Edit Data Queries That Are Already Scheduled

If you edit a data query that is already scheduled, you must click the Schedule button again so that the SAS statements for the data query are regenerated and saved.

Caution about Scheduling Data Queries to Run Now

When you schedule a data query, one of the options is to run it immediately. Select Run now in the Schedule window.
Performing the following steps results in an error condition:
  1. Use a SAS data set for the output table of the data query.
  2. Run the data query.
  3. Click the Results tab to look at the output.
  4. Schedule the data query by selecting Run now.
These steps result in an error condition because SAS unlocks a SAS data set when it is opened for reading. When step 3 is performed, the output table is locked, and no other process can overwrite the output table. The following message is included in the SAS log:
Locked Error Message
ERROR: A lock is not available for OUTPUTTABLE.
ERROR: Lock held by process xxxx.
You can avoid this error condition. If you want to schedule the data query to run now, close it, open it again, and then schedule it to run now. Alternatively, you can schedule the data query to run in the future, and then close the data query.

Scheduling Preferences

Default Scheduling Server

By default, your deployment includes a server that is named Operating System Services – hostname.example.com. This server is used as the default scheduling server.
Use the Server Manager plug-in to SAS Management Console to identify the scheduling servers that are included in your deployment. You can specify a different scheduling server in your application preferences. Any data queries that you schedule after you specify a different scheduling server will use the new scheduling server.
Some deployments include the Platform Suite for SAS server. To use this server, change the scheduling server. The default name is Platform Process Manager.
In all cases, when you schedule a new data query, the data builder retrieves your default scheduling server, and uses that value to look up the scheduling server in SAS metadata. The data builder uses the first server that matches the value in SAS metadata. Including the host name, such as Operating System Services – hostname.example.com ensures that the data builder uses the server that you specify.

Default Batch Server

By default, your deployment includes a server that is named SASApp – SAS DATA Step Batch Server.
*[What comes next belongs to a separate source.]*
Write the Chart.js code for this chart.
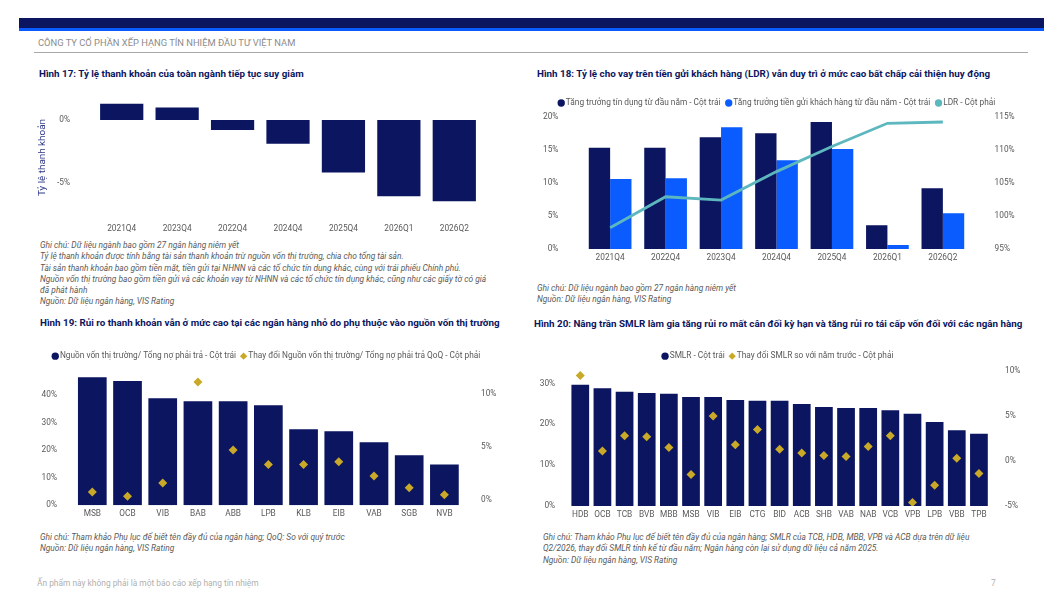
<!DOCTYPE html>
<html><head><meta charset="utf-8">
<script src="https://cdn.jsdelivr.net/npm/chart.js@4.4.1/dist/chart.umd.min.js"></script>
<style>
html,body{margin:0;padding:0;}
body{width:1063px;height:607px;background:#fff;position:relative;overflow:hidden;font-family:Roboto,"Noto Sans",sans-serif;}
.abs{position:absolute;}
.band1{left:19px;top:18px;width:1025px;height:10px;background:#0b1560;}
.band2{left:19px;top:28px;width:1025px;height:3px;background:#0a5cff;}
.hdr{left:38px;top:37px;font-size:9.35px;color:#8c8c8c;white-space:nowrap;line-height:12px;}
.hline{left:34px;top:52px;width:994px;height:1px;background:#a8a8a8;}
.ttl{font-weight:bold;font-size:9.8px;color:#0b1560;white-space:nowrap;line-height:12px;}
.note{font-style:italic;font-size:8.4px;color:#5a5a5a;line-height:11.3px;white-space:nowrap;}
.foot{font-size:8.4px;color:#b0b0b0;white-space:nowrap;line-height:12px;}
canvas{position:absolute;}
</style>
</head><body>
<div class="abs band1"></div><div class="abs band2"></div>
<div class="abs hdr">CÔNG TY CỔ PHẦN XẾP HẠNG TÍN NHIỆM ĐẦU TƯ VIỆT NAM</div>
<div class="abs hline"></div>

<div class="abs ttl" style="left:39px;top:68px;">Hình 17: Tỷ lệ thanh khoản của toàn ngành tiếp tục suy giảm</div>
<div class="abs ttl" style="left:537px;top:68px;">Hình 18: Tỷ lệ cho vay trên tiền gửi khách hàng (LDR) vẫn duy trì ở mức cao bất chấp cải thiện huy động</div>
<div class="abs ttl" style="left:40px;top:317px;">Hình 19: Rủi ro thanh khoản vẫn ở mức cao tại các ngân hàng nhỏ do phụ thuộc vào nguồn vốn thị trường</div>
<div class="abs ttl" style="left:534px;top:318px;">Hình 20: Nâng trần SMLR làm gia tăng rủi ro mất cân đối kỳ hạn và tăng rủi ro tái cấp vốn đối với các ngân hàng</div>

<canvas id="c17" width="453" height="152" style="left:37px;top:88px;"></canvas>
<canvas id="c18" width="508" height="179" style="left:524px;top:91px;"></canvas>
<canvas id="c19" width="475" height="180" style="left:30px;top:345px;"></canvas>
<canvas id="c20" width="498" height="181" style="left:530px;top:345px;"></canvas>

<div class="abs note" style="left:40px;top:240px;">Ghi chú: Dữ liệu ngành bao gồm 27 ngân hàng niêm yết<br>Tỷ lệ thanh khoản được tính bằng tài sản thanh khoản trừ nguồn vốn thị trường, chia cho tổng tài sản.<br>Tài sản thanh khoản bao gồm tiền mặt, tiền gửi tại NHNN và các tổ chức tín dụng khác, cùng với trái phiếu Chính phủ.<br>Nguồn vốn thị trường bao gồm tiền gửi và các khoản vay từ NHNN và các tổ chức tín dụng khác, cũng như các giấy tờ có giá<br>đã phát hành<br>Nguồn: Dữ liệu ngân hàng, VIS Rating</div>
<div class="abs note" style="left:537px;top:283px;">Ghi chú: Dữ liệu ngành bao gồm 27 ngân hàng niêm yết<br>Nguồn: Dữ liệu ngân hàng, VIS Rating</div>
<div class="abs note" style="left:40px;top:532px;">Ghi chú: Tham khảo Phụ lục để biết tên đầy đủ của ngân hàng; QoQ: So với quý trước<br>Nguồn: Dữ liệu ngân hàng, VIS Rating</div>
<div class="abs note" style="left:543px;top:532px;">Ghi chú: Tham khảo Phụ lục để biết tên đầy đủ của ngân hàng; SMLR của TCB, HDB, MBB, VPB và ACB dựa trên dữ liệu<br>Q2/2026, thay đổi SMLR tính kể từ đầu năm; Ngân hàng còn lại sử dụng dữ liệu cả năm 2025.<br>Nguồn: Dữ liệu ngân hàng, VIS Rating</div>

<div class="abs foot" style="left:37px;top:577px;">Ấn phẩm này không phải là một báo cáo xếp hạng tín nhiệm</div>
<div class="abs foot" style="left:991px;top:577px;">7</div>

<script>
// ---------- DATA ----------
const fig17Labels = ['2021Q4','2023Q4','2022Q4','2024Q4','2025Q4','2026Q1','2026Q2'];
const fig17Liquidity = [1.3, 1.0, -0.8, -1.9, -4.2, -6.1, -6.5];

const fig18Labels = ['2021Q4','2022Q4','2023Q4','2024Q4','2025Q4','2026Q1','2026Q2'];
const fig18CreditGrowth = [15.3, 15.3, 16.9, 17.5, 19.2, 3.6, 9.2];
const fig18DepositGrowth = [10.6, 10.7, 18.4, 13.4, 15.1, 0.6, 5.4];
const fig18LDR = [98.2, 102.9, 102.4, 106.7, 110.5, 114.0, 114.2];
const fig18SeriesNames = ['Tăng trưởng tín dụng từ đầu năm - Cột trái','Tăng trưởng tiền gửi khách hàng từ đầu năm - Cột trái','LDR - Cột phải'];

const fig19Banks = ['MSB','OCB','VIB','BAB','ABB','LPB','KLB','EIB','VAB','SGB','NVB'];
const fig19MarketFunding = [46.4, 45.0, 38.8, 37.7, 37.7, 36.2, 27.5, 26.8, 22.8, 18.1, 14.8];
const fig19QoQChange = [0.75, 0.35, 1.6, 11.1, 4.7, 3.35, 3.35, 3.6, 2.25, 1.15, 0.5];
const fig19SeriesNames = ['Nguồn vốn thị trường/ Tổng nợ phải trả - Cột trái','Thay đổi Nguồn vốn thị trường/ Tổng nợ phải trả QoQ - Cột phải'];

const fig20Banks = ['HDB','OCB','TCB','BVB','MBB','MSB','VIB','EIB','CTG','BID','ACB','SHB','VAB','NAB','VCB','VPB','LPB','VBB','TPB'];
const fig20SMLR = [29.7, 28.9, 28.0, 27.7, 27.5, 26.7, 26.7, 26.0, 25.8, 25.8, 25.0, 24.3, 24.0, 24.0, 23.5, 22.6, 20.6, 18.6, 17.7];
const fig20Change = [9.5, 1.1, 2.8, 2.7, 1.5, -1.5, 5.0, 1.8, 3.5, 1.3, 0.9, 0.6, 0.5, 1.6, 2.8, -4.6, -2.7, 0.3, -1.4];
const fig20SeriesNames = ['SMLR - Cột trái','Thay đổi SMLR so với năm trước - Cột phải'];

// ---------- STYLE ----------
const NAVY = '#0b1560', BLUE = '#0a5cff', TEAL = '#5db7bf', GOLD = '#c9a927', TICK = '#595959';
const FONT = 'Roboto';
const FS = 8.3;
Chart.defaults.font.family = FONT;
Chart.defaults.animation = false;
const pct = v => v + '%';
const tickFont = {size: FS, family: FONT};
const legendFor = pad => ({
  display: true, position: 'top',
  labels: {usePointStyle: true, boxWidth: 1, boxHeight: 5.2, padding: pad, color: TICK, font: {size: FS, family: FONT},
           sort: (a, b) => a.datasetIndex - b.datasetIndex,
           generateLabels: chart => Chart.defaults.plugins.legend.labels.generateLabels(chart)
             .map(l => Object.assign(l, {lineWidth: 0, strokeStyle: 'rgba(0,0,0,0)'}))}
});
// fixed legend band height (space between legend row and plot)
const legendBand = h => ({id: 'legendBand', beforeInit(chart) {
  const lg = chart.legend; const orig = lg.fit;
  lg.fit = function () { orig.call(this); this.height = h; };
}});
const fixW = w => (s) => { s.width = w; };
const fixH = h => (s) => { s.height = h; };
const keep = vals => (s) => { s.ticks = vals.map(v => ({value: v})); };
const noGrid = tl => ({display: false, drawTicks: true, tickLength: tl});
const xAxis = (h) => ({grid: noGrid(4), border: {display: false},
  ticks: {color: TICK, font: tickFont, padding: 0, maxRotation: 0, autoSkip: false}, afterFit: fixH(h)});
const yAxis = (pos, w, tl, extra) => Object.assign({position: pos, grid: noGrid(tl), border: {display: false},
  ticks: {color: TICK, font: tickFont, padding: 0, callback: pct}, afterFit: fixW(w)}, extra);

// ---------- Hình 17 ----------
new Chart(document.getElementById('c17'), {
  type: 'bar',
  data: {labels: fig17Labels, datasets: [{data: fig17Liquidity, backgroundColor: NAVY, categoryPercentage: 0.78, barPercentage: 1}]},
  options: {
    responsive: false, layout: {padding: {top: 7, right: 8, left: 0, bottom: 0}},
    plugins: {legend: {display: false}, tooltip: {enabled: false}},
    scales: {
      x: xAxis(20),
      y: yAxis('left', 57, 24, {min: -8, max: 2, afterBuildTicks: keep([-5, 0]),
          title: {display: true, text: 'Tỷ lệ thanh khoản', color: '#2f3a88', font: {size: 9.9, family: FONT}, padding: 0}})
    }
  }
});

// ---------- Hình 18 ----------
new Chart(document.getElementById('c18'), {
  type: 'bar',
  data: {labels: fig18Labels, datasets: [
    {label: fig18SeriesNames[0], data: fig18CreditGrowth, backgroundColor: NAVY, categoryPercentage: 0.77, barPercentage: 1, yAxisID: 'y', order: 1},
    {label: fig18SeriesNames[1], data: fig18DepositGrowth, backgroundColor: BLUE, categoryPercentage: 0.77, barPercentage: 1, yAxisID: 'y', order: 1},
    {type: 'line', label: fig18SeriesNames[2], data: fig18LDR, borderColor: TEAL, backgroundColor: TEAL, borderWidth: 2.8, pointRadius: 0, tension: 0, yAxisID: 'y1', order: 0}
  ]},
  options: {
    responsive: false, layout: {padding: 0},
    plugins: {legend: legendFor(7.8), tooltip: {enabled: false}},
    scales: {
      x: xAxis(21),
      y: yAxis('left', 58.4, 24, {min: 0, max: 20, ticks: {stepSize: 5, color: TICK, font: tickFont, padding: 0, callback: pct}}),
      y1: yAxis('right', 61.4, 24, {min: 95, max: 115, ticks: {stepSize: 5, color: TICK, font: tickFont, padding: 0, callback: pct}})
    }
  },
  plugins: [legendBand(25.7)]
});

// ---------- Hình 19 ----------
new Chart(document.getElementById('c19'), {
  type: 'bar',
  data: {labels: fig19Banks, datasets: [
    {label: fig19SeriesNames[0], data: fig19MarketFunding, backgroundColor: NAVY, categoryPercentage: 0.815, barPercentage: 1, yAxisID: 'y', order: 1},
    {type: 'line', label: fig19SeriesNames[1], data: fig19QoQChange, showLine: false, pointStyle: 'rectRot', pointRadius: 4.5, pointBorderWidth: 0,
     backgroundColor: GOLD, borderColor: GOLD, yAxisID: 'y1', order: 0}
  ]},
  options: {
    responsive: false, layout: {padding: 0},
    plugins: {legend: legendFor(7), tooltip: {enabled: false}},
    scales: {
      x: xAxis(19.7),
      y: yAxis('left', 44.7, 17.7, {min: 0, max: 50, afterBuildTicks: keep([0, 10, 20, 30, 40])}),
      y1: yAxis('right', 43, 19, {min: -0.5, max: 12.5, afterBuildTicks: keep([0, 5, 10])})
    }
  },
  plugins: [legendBand(22.2)]
});

// ---------- Hình 20 ----------
new Chart(document.getElementById('c20'), {
  type: 'bar',
  data: {labels: fig20Banks, datasets: [
    {label: fig20SeriesNames[0], data: fig20SMLR, backgroundColor: NAVY, categoryPercentage: 0.8, barPercentage: 1, yAxisID: 'y', order: 1},
    {type: 'line', label: fig20SeriesNames[1], data: fig20Change, showLine: false, pointStyle: 'rectRot', pointRadius: 4.5, pointBorderWidth: 0,
     backgroundColor: GOLD, borderColor: GOLD, yAxisID: 'y1', order: 0}
  ]},
  options: {
    responsive: false, layout: {padding: 0},
    plugins: {legend: legendFor(7), tooltip: {enabled: false}},
    scales: {
      x: xAxis(20),
      y: yAxis('left', 39.2, 14, {min: 0, max: 33.1, afterBuildTicks: keep([0, 10, 20, 30])}),
      y1: yAxis('right', 38, 15, {min: -5, max: 10, afterBuildTicks: keep([-5, 0, 5, 10])})
    }
  },
  plugins: [legendBand(26)]
});
</script>
</body></html>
This server is used as the default batch server.
You can specify a different batch server in your application preferences. Consider the following before you change the default batch server:
  • The batch server must be registered in metadata as a component of a SAS Application Server that you can access.
  • You must specify the same SAS Application Server as your default application server in your preferences.
As with the default scheduling server, the data builder retrieves your default batch server, and uses that value to look up the batch server in SAS metadata the first time you schedule the data query. The data builder uses the first server that matches the value in SAS metadata.
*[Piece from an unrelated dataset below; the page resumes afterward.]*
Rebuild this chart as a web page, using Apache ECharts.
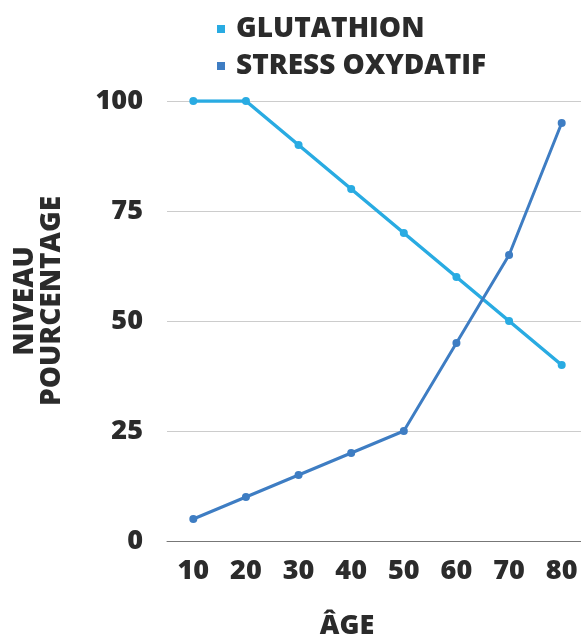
<!DOCTYPE html>
<html><head><meta charset="utf-8">
<script src="https://cdn.jsdelivr.net/npm/echarts@6/dist/echarts.min.js"></script>
<style>html,body{margin:0;padding:0;background:#fff}#c{width:581px;height:639px}</style>
</head><body><div id="c"></div>
<script>
var ages = ['10','20','30','40','50','60','70','80'];
var glutathion = [100,100,90,80,70,60,50,40];
var stress = [5,10,15,20,25,45,65,95];
var yTicks = [0,25,50,75,100];
var FONT = 'Open Sans';
var chart = echarts.init(document.getElementById('c'));
chart.setOption({
  animation:false,
  color:['#29ABE2','#3E7DC3'],
  legend:{orient:'vertical',left:212,top:10,itemWidth:8,itemHeight:8,itemGap:9,icon:'rect',
    textStyle:{fontFamily:FONT,fontWeight:800,fontSize:28,color:'#2b2b2b',padding:[0,0,0,6]},
    data:['GLUTATHION','STRESS OXYDATIF']},
  title:{text:'ÂGE',left:342,top:608,textAlign:'center',textStyle:{fontFamily:FONT,fontWeight:800,fontSize:27,color:'#2b2b2b'}},
  grid:{left:167,width:421,top:101,bottom:98,containLabel:false,outerBoundsMode:'none'},
  xAxis:{type:'category',data:ages,boundaryGap:true,
    axisLine:{lineStyle:{color:'#777',width:1}},axisTick:{show:false},
    axisLabel:{margin:17,fontFamily:FONT,fontWeight:800,fontSize:27,color:'#2b2b2b'}},
  yAxis:{type:'value',min:0,max:100,interval:25,
    name:'NIVEAU\nPOURCENTAGE',nameLocation:'middle',nameGap:101,nameRotate:90,
    nameTextStyle:{fontFamily:FONT,fontWeight:800,fontSize:28,color:'#2b2b2b',lineHeight:27,padding:[0,0,0,40]},
    axisLine:{show:false},axisTick:{show:false},
    splitLine:{lineStyle:{color:'#cccccc',width:1}},
    axisLabel:{margin:24,fontFamily:FONT,fontWeight:800,fontSize:27,color:'#2b2b2b',
      formatter:function(v){return yTicks.indexOf(v)>=0?String(v):'';}}},
  series:[
    {name:'GLUTATHION',type:'line',data:glutathion,symbol:'circle',symbolSize:8,lineStyle:{width:3.5}},
    {name:'STRESS OXYDATIF',type:'line',data:stress,symbol:'circle',symbolSize:8,lineStyle:{width:3}}
  ]
});
</script></body></html>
Default Deployment Directory

A deployment directory is a SAS metadata object that represents the following items:
  • the name of the SAS Application Server with which the deployment directory is associated (the default value is SASApp)
  • a name for the deployment directory (the default value is Batch Jobs)
  • the path to the deployment directory (the default value is SAS-config-dir/Lev1/SASApp/SASEnvironment/SASCode/Jobs)
When you schedule a data query, the SAS statements for the data query are saved in a file. The file is saved in the path that is associated with the deployment directory. The file is named based on the same pattern that is described in How Does the Scheduling Feature Work?.
The data builder looks up the SAS Application Server in the SAS Metadata Server using your scheduling server preference setting. The initial value is SASApp. If a matching server name is not found, then the data builder uses the first application server that is returned. After the server is determined, the data builder looks up the deployment directory in that server context that matches your scheduling server preference setting. If a matching deployment directory is not found, then the data builder uses the first deployment directory that is returned.
You can specify a different name for the default deployment directory. For more information about deployment directories and using the Server Manager plug-in to SAS Management Console, see Scheduling in SAS.

When Are the Scheduling Preferences Used?

Any of the preferences that you change are used the next time you create a data query and schedule it. If you edit an existing data query that is already scheduled, the existing settings for the scheduling server, batch server, and deployment directory are not updated with the changes. To change the settings for existing data queries that are already scheduled, use SAS Management Console to redeploy the deployed job for the data query.